The Great Indian Bustard is frequently conflated with adjacent grassland species, and the distinctions matter for policy. It is a distinct species from the Lesser Florican (Sypheotides indicus) and the Bengal Florican (Houbaropsis bengalensis), both smaller bustards that share grassland dependence but follow separate recovery tracks. It is likewise separate from the migratory Houbara bustard hunted in Pakistan. Unlike tiger or elephant conservation, which centres on forested protected areas, bustard conservation hinges on open grasslands — an ecosystem long misclassified administratively as "wasteland" and therefore historically targeted for afforestation, solar parks, and agricultural conversion rather than protection.

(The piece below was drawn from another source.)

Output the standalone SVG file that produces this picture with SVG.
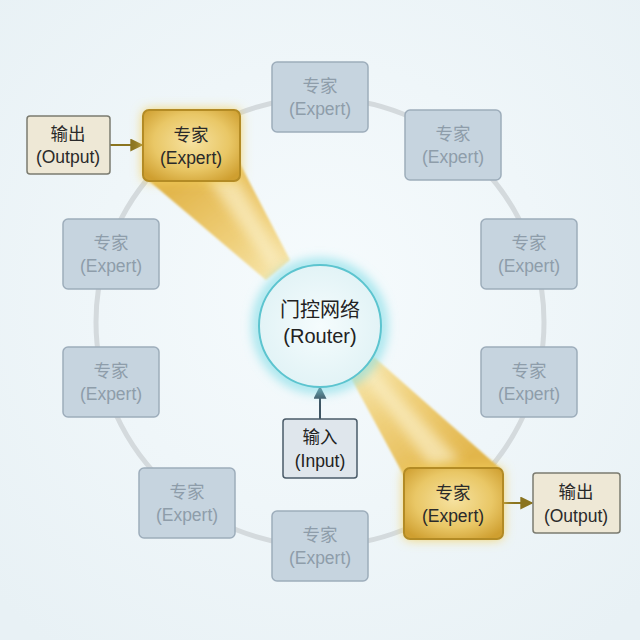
<svg xmlns="http://www.w3.org/2000/svg" width="640" height="640" viewBox="0 0 640 640">
<defs>
<style>
.t{font-family:"Liberation Sans","Noto Sans CJK SC",sans-serif;font-size:17.5px;text-anchor:middle}
.exp rect{fill:#c6d4df;stroke:#9dadbb;stroke-width:1.5}
.exp text{fill:#8e9daa}
.hi rect{fill:url(#gold);stroke:#b38b25;stroke-width:2}
.hi text{fill:#2a2a2a}
.out rect{fill:#eee8d6;stroke:#7b7b70;stroke-width:1.5}
.out text{fill:#2a2a2a}
</style>
<radialGradient id="bg" cx="50%" cy="45%" r="70%">
<stop offset="0" stop-color="#f6fbfd"/><stop offset="1" stop-color="#e8f1f5"/>
</radialGradient>
<radialGradient id="gold" cx="50%" cy="45%" r="65%">
<stop offset="0" stop-color="#f6e2a0"/><stop offset="0.6" stop-color="#e9c766"/><stop offset="1" stop-color="#cf9f30"/>
</radialGradient>
<radialGradient id="rt" cx="50%" cy="50%" r="50%">
<stop offset="0" stop-color="#f5fcfd"/><stop offset="1" stop-color="#e2f3f6"/>
</radialGradient>
<linearGradient id="b1" gradientUnits="userSpaceOnUse" x1="200" y1="168" x2="278" y2="272">
<stop offset="0" stop-color="#e2b64c"/><stop offset="0.6" stop-color="#efcf7a"/><stop offset="1" stop-color="#f6e4a8"/>
</linearGradient>
<linearGradient id="b2" gradientUnits="userSpaceOnUse" x1="452" y1="472" x2="362" y2="368">
<stop offset="0" stop-color="#e2b64c"/><stop offset="0.6" stop-color="#efcf7a"/><stop offset="1" stop-color="#f6e4a8"/>
</linearGradient>
<filter id="glow" x="-30%" y="-30%" width="160%" height="160%">
<feGaussianBlur stdDeviation="6"/>
</filter>
<filter id="soft" x="-10%" y="-10%" width="120%" height="120%">
<feGaussianBlur stdDeviation="1.2"/>
</filter>
<filter id="streak" x="-30%" y="-30%" width="160%" height="160%">
<feGaussianBlur stdDeviation="6"/>
</filter>
<marker id="ag" viewBox="0 0 10 10" refX="9" refY="5" markerWidth="13" markerHeight="13" markerUnits="userSpaceOnUse" orient="auto">
<path d="M0,0L10,5L0,10z" fill="#8a7420"/>
</marker>
<marker id="ab" viewBox="0 0 10 10" refX="9" refY="5" markerWidth="13" markerHeight="13" markerUnits="userSpaceOnUse" orient="auto">
<path d="M0,0L10,5L0,10z" fill="#3f5563"/>
</marker>
</defs>
<rect width="640" height="640" fill="url(#bg)"/>
<circle cx="320" cy="322" r="224" fill="none" stroke="#d4dadd" stroke-width="5"/>
<g id="beams">
<polygon points="148,180 238,160 290,260 266,280" fill="url(#b1)" filter="url(#soft)"/>
<polygon points="205,175 232,168 282,262 272,270" fill="#fbf0c8" opacity="0.7" filter="url(#streak)"/>
<polygon points="351,378 374,357 502,470 404,476" fill="url(#b2)" filter="url(#soft)"/>
<polygon points="360,372 368,364 460,460 430,466" fill="#fbf0c8" opacity="0.7" filter="url(#streak)"/>
</g>
<g id="connectors" stroke-width="2" fill="none">
<line x1="110" y1="145" x2="142" y2="145" stroke="#8a7420" marker-end="url(#ag)"/>
<line x1="503" y1="503" x2="532" y2="503" stroke="#8a7420" marker-end="url(#ag)"/>
<line x1="320" y1="419" x2="320" y2="387" stroke="#3f5563" marker-end="url(#ab)"/>
</g>
<g id="router">
<circle cx="320" cy="326" r="62" fill="none" stroke="#7fdce6" stroke-width="8" filter="url(#glow)"/>
<circle cx="320" cy="326" r="61" fill="url(#rt)" stroke="#5cc4cf" stroke-width="2"/>
<text class="t" x="320" y="317" fill="#222" style="font-size:20px">门控网络</text>
<text class="t" x="320" y="343" style="font-size:20px" fill="#222">(Router)</text>
</g>
<g id="input">
<rect x="283" y="419" width="74" height="59" rx="3" fill="#dfe6ec" stroke="#4a5b68" stroke-width="1.5"/>
<text class="t" x="320" y="443" fill="#222">输入</text>
<text class="t" x="320" y="467" fill="#222">(Input)</text>
</g>
<g id="e1" class="exp"><rect x="272" y="62" width="96" height="70" rx="5"/><text class="t" x="320" y="92">专家</text><text class="t" x="320" y="115">(Expert)</text></g>
<g id="e2" class="exp"><rect x="405" y="110" width="96" height="70" rx="5"/><text class="t" x="453" y="140">专家</text><text class="t" x="453" y="163">(Expert)</text></g>
<g id="e3" class="exp"><rect x="481" y="219" width="96" height="70" rx="5"/><text class="t" x="529" y="249">专家</text><text class="t" x="529" y="272">(Expert)</text></g>
<g id="e4" class="exp"><rect x="481" y="347" width="96" height="70" rx="5"/><text class="t" x="529" y="377">专家</text><text class="t" x="529" y="400">(Expert)</text></g>
<g id="e6" class="exp"><rect x="272" y="511" width="96" height="70" rx="5"/><text class="t" x="320" y="541">专家</text><text class="t" x="320" y="564">(Expert)</text></g>
<g id="e7" class="exp"><rect x="139" y="468" width="96" height="70" rx="5"/><text class="t" x="187" y="498">专家</text><text class="t" x="187" y="521">(Expert)</text></g>
<g id="e8" class="exp"><rect x="63" y="347" width="96" height="70" rx="5"/><text class="t" x="111" y="377">专家</text><text class="t" x="111" y="400">(Expert)</text></g>
<g id="e9" class="exp"><rect x="63" y="219" width="96" height="70" rx="5"/><text class="t" x="111" y="249">专家</text><text class="t" x="111" y="272">(Expert)</text></g>
<g id="e10" class="hi">
<rect x="143" y="110" width="97" height="71" rx="6" filter="url(#glow)" style="fill:#f3cf5a;stroke:none"/>
<rect x="143" y="110" width="97" height="71" rx="6"/>
<text class="t" x="191" y="141">专家</text><text class="t" x="191" y="164">(Expert)</text></g>
<g id="e5" class="hi">
<rect x="404" y="468" width="99" height="71" rx="6" filter="url(#glow)" style="fill:#f3cf5a;stroke:none"/>
<rect x="404" y="468" width="99" height="71" rx="6"/>
<text class="t" x="453" y="499">专家</text><text class="t" x="453" y="522">(Expert)</text></g>
<g id="o1" class="out"><rect x="27" y="116" width="83" height="58" rx="3"/><text class="t" x="68" y="140">输出</text><text class="t" x="68" y="163">(Output)</text></g>
<g id="o2" class="out"><rect x="533" y="473" width="87" height="60" rx="3"/><text class="t" x="576" y="498">输出</text><text class="t" x="576" y="522">(Output)</text></g>
</svg>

Controversy surrounds the trade-offs embedded in the 2021–2024 litigation. Renewable energy developers and the central government argued that mandatory undergrounding of high-tension lines was technically infeasible and would jeopardise India's net-zero pathway and solar capacity targets concentrated in the Thar. Conservation biologists countered that without removing the collision threat, the conservation breeding programme cannot succeed because reintroduced birds would face the same mortality. The first captive-bred chicks hatched through artificial incubation in 2019, and subsequent breeding seasons produced further chicks, yet the wild population continued to hover around or below 150 individuals, with the vast majority confined to Rajasthan. The bird's candidature as India's national bird was reportedly considered in the past but set aside, partly over the risk of misspelling its name.
For the working practitioner — whether a civil services aspirant preparing General Studies Paper III, an environmental desk officer, or a policy analyst — the Great Indian Bustard functions as a case study in reconciling biodiversity protection with the energy transition, federal division of environmental responsibility, and judicial intervention in conservation. It illustrates how a single charismatic species can crystallise tensions between Schedule I statutory protection, Supreme Court directives, and national climate policy, and how grassland ecosystems remain underserved by a protected-area framework historically built around forests. Mastery of the species requires fluency in its legal status, its principal threat from transmission infrastructure, the location of its strongholds, and the institutional actors — MoEFCC, WII, and the Rajasthan Forest Department — that drive its recovery.
Example
In March 2024 the Supreme Court of India modified its 2021 order in M.K. Ranjitsinh v. Union of India, constituting an expert committee to balance Great Indian Bustard protection against renewable energy expansion in the Thar Desert.
Frequently asked questions
Its wild population has collapsed to fewer than 150 individuals, almost entirely confined to Rajasthan, meeting the IUCN's quantitative thresholds for Critically Endangered. The species also has an exceptionally low reproductive rate, typically laying a single egg, which prevents rapid recovery from adult mortality.